Tshele, a freelance photographer, was shot dead while he was photographing a community protest in Mothutlung near the town of Britz in the North West province, according to news reports. Protesters were demonstrating about the lack of water and sanitation in their community, news reports said.

Residents told the local privately owned weekly City Press that police shot Tshele "in cold blood" while he had a camera in his hands. Tshele, who was popularly known as "Bra Mike," was a community activist and photojournalist who had contributed to the local online daily Kormorant newspaper and the local community newspaper Leseding News, according to the 2014 "State of the Newsroom report," an annual report published by Wits University in Johannesburg.

The Wits University report cited two versions of Tshele's death. It said that community members had said Tshele was shot by police because "he had a camera and was taking photographs of broken water pipes." The second version cited official sources as saying the journalist was a victim of crossfire between protesters and police officers.

The Independent Police Investigative Directorate (IPID), which is responsible for investigating alleged police misconduct, opened an inquiry into Tshele's death, news reports said. In October, IPID recommended to the Director of Public Prosecutions that two police officers should be prosecuted for shooting dead Tshele and two protesters that day. The Director of Public Prosecutions charged both officers with murder, attempted murder, one count of illegal possession of unlicensed ammunition and one count of pointing of a firearm. The officers appeared in court in October 2014, according to news reports. The outcome of the hearing was not immediately clear.
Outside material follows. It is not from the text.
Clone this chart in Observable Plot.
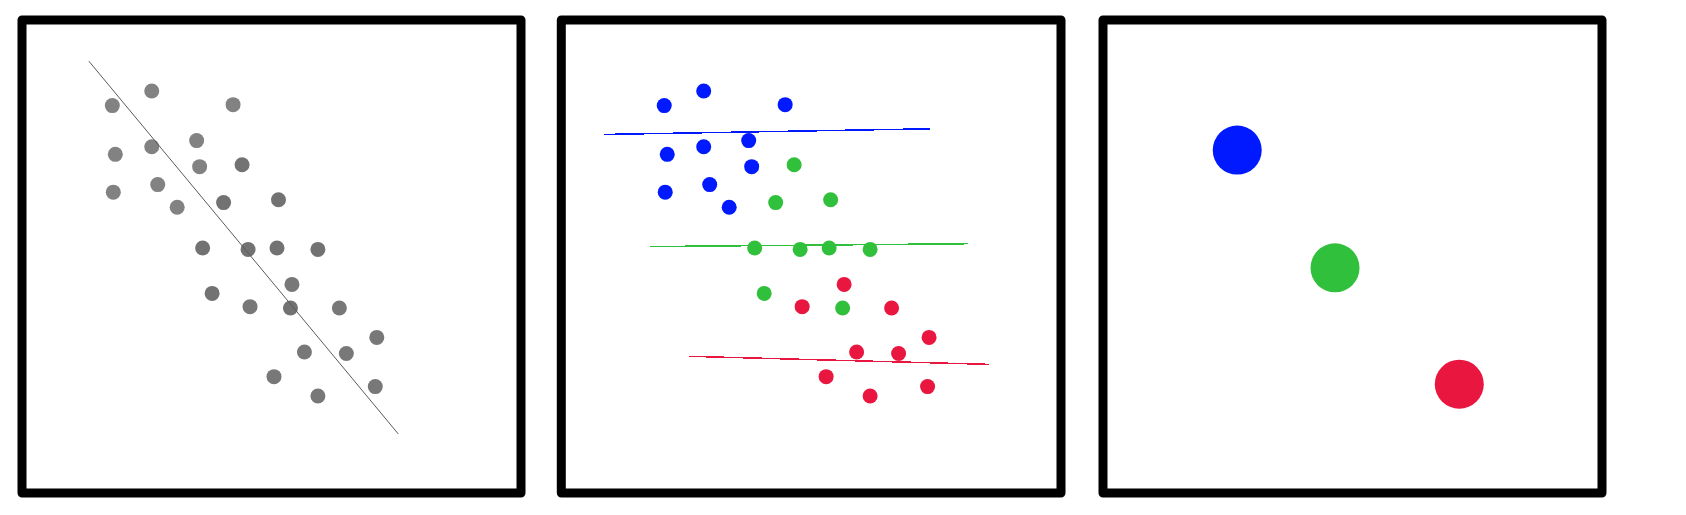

A few months after Tshele's death, the South African National Editors' Forum (SANEF) met with Riah Phiyega, the general police commissioner, and agreed to establish a committee of senior South African police officials and SANEF members who would "improve police-media relations," according to a SANEF statement. Former editor Raymond Louw, who was a member of the delegation, told CPJ in late 2014 that nothing had happened since the meeting.